Rick Perry took an absolute beating last night over his decision to require Merck's HPV vaccine for Texas schoolgirls, not just during the debate from Michele Bachmann, but also afterwards from Fox's Sarah Palin and Greta van Susteren.
Palin was particularly harsh, invoking her experience as a half-term governor (she decided not to require the HPV vaccine) to make the case that Perry's decision was "evidence of some crony capitalism" at work.
GRETA VAN SUSTEREN: There was the whole question about the vaccine in Texas and Governor Perry signing an executive order so that 11 and 12-year-olds would have this vaccine. You could opt out, but you were automatically in. And there was some context — or some discussion about they preferred that you — you know, you opt in, rather than you opt out. I’ll tell you what stunned me in the discussion is that she said — and I’m going to get more information from her later when she’s on — she said that the reason that Governor Perry said it, or she suggested it strongly, was because of a campaign contribution, that someone in his office or a prior employee went to work for the drug manufacturer. And I thought — I mean, that’s the same sort of thing that really makes Americans mad, the cronyism or the suggestion that things — you know, that it isn’t a level playing field out there. And I’m going to ask her about because that’s a serious charge to level against Governor Perry. But that — I was — I was very surprised by that.

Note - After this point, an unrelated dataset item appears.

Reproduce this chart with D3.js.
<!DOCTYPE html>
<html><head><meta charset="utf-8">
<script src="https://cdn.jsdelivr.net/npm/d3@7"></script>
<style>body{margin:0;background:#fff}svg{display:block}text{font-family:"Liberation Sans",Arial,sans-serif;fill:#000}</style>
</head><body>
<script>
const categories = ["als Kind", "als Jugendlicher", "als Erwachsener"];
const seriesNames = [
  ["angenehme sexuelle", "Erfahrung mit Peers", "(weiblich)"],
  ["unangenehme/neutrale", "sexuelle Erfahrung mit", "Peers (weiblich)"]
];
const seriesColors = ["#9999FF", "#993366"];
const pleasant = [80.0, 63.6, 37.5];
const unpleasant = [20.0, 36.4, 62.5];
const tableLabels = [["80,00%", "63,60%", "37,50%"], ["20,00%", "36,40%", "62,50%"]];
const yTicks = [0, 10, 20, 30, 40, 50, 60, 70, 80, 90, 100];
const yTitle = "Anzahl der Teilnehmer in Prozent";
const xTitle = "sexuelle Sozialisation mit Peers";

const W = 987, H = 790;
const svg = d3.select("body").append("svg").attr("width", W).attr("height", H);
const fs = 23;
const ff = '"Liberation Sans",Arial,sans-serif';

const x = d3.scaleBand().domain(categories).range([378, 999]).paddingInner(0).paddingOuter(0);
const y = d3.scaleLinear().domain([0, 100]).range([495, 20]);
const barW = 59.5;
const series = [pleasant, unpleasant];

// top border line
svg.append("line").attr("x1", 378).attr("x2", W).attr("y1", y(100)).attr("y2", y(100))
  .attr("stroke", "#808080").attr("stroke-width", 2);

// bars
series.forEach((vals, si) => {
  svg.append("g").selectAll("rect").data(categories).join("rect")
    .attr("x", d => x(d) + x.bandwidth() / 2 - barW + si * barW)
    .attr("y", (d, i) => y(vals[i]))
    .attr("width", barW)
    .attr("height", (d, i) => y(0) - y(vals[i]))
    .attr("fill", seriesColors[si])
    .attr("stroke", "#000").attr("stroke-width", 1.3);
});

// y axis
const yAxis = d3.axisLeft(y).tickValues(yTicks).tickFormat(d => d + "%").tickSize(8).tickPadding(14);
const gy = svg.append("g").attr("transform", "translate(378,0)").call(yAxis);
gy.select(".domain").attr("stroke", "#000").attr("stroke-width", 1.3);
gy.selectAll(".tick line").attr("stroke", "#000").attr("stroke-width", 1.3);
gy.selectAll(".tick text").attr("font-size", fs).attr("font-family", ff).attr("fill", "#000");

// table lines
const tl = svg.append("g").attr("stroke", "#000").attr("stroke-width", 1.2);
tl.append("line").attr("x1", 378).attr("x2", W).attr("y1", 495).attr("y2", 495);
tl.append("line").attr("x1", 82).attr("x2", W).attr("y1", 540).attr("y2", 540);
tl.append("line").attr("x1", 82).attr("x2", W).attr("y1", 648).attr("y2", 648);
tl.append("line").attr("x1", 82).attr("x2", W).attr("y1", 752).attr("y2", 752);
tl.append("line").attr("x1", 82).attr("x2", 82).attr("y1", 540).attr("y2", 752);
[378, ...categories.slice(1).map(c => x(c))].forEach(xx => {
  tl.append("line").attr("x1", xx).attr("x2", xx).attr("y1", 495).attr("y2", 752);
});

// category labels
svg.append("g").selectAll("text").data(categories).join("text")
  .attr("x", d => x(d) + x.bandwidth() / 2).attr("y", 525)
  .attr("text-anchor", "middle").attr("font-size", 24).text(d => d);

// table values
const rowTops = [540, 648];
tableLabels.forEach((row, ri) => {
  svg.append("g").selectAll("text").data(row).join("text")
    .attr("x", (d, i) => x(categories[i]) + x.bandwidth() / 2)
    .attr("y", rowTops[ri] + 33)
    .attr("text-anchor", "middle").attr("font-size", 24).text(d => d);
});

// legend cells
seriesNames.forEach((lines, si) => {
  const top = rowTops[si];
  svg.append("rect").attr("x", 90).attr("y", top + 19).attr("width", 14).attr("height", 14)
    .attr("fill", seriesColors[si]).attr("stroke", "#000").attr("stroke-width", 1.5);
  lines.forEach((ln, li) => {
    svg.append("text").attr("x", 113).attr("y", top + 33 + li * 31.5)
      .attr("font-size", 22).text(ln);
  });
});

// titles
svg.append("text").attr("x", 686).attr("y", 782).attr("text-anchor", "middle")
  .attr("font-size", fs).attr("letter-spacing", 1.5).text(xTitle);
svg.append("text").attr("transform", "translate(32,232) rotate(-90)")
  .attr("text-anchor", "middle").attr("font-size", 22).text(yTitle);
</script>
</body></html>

SARAH PALIN: Well, someone? That someone, as Michele Bachmann pointed out, was Governor Perry’s former chief of staff, who then went to work for a drug company who made the drug that would be required of the Texan government to mandate that, that our young daughters would have to be inoculated against potential disease from the company that his former chief of staff was lobbying for. That’s crony capitalism. […] Fighting the crony capitalism is a tough thing to do within your own party. You have to go up against the big guns. And they will try to destroy you. […] Michele Bachmann tried to make that point tonight. And watch, she’s going to get — potentially, she’s going to get crucified by some in the party who say, Don’t, you know, don’t’ violate Reagan’s 11th Commandment and don’t call somebody out in your own party on something like that. Well, no, we have to call one another out on things that have led to the crony capitalism. […] I was governor of Alaska at the time that that issue came down, and I told our health and human services department Alaska was not going to mandate immunizations for our teenage daughters. And there had to have been something to that whole issue because it just didn’t sound like Governor Perry. Governor Perry was, you know, the proverbial anti-government type of maverick there in Texas, and yet on this issue, he decided that he was going to know better than a parent was going to know in terms of what the health care or health benefit would be for their teenage daughters. So I knew there was something to it. […] I knew even at that time something was up with that issue, and now we’re finding that, yes, something was up with that issue. And it was a — it was kind of an illustration or a big of evidence of some crony capitalism.
Beyond the particulars of this issue, the thing that struck me about both van Susteren and Palin is that their criticism of Perry went straight to the core of his character. It's not that they wouldn't support him if he won the nomination, but it's pretty clear that along with much of the rest of the folks at Fox, they do not want to see Perry as the GOP nominee.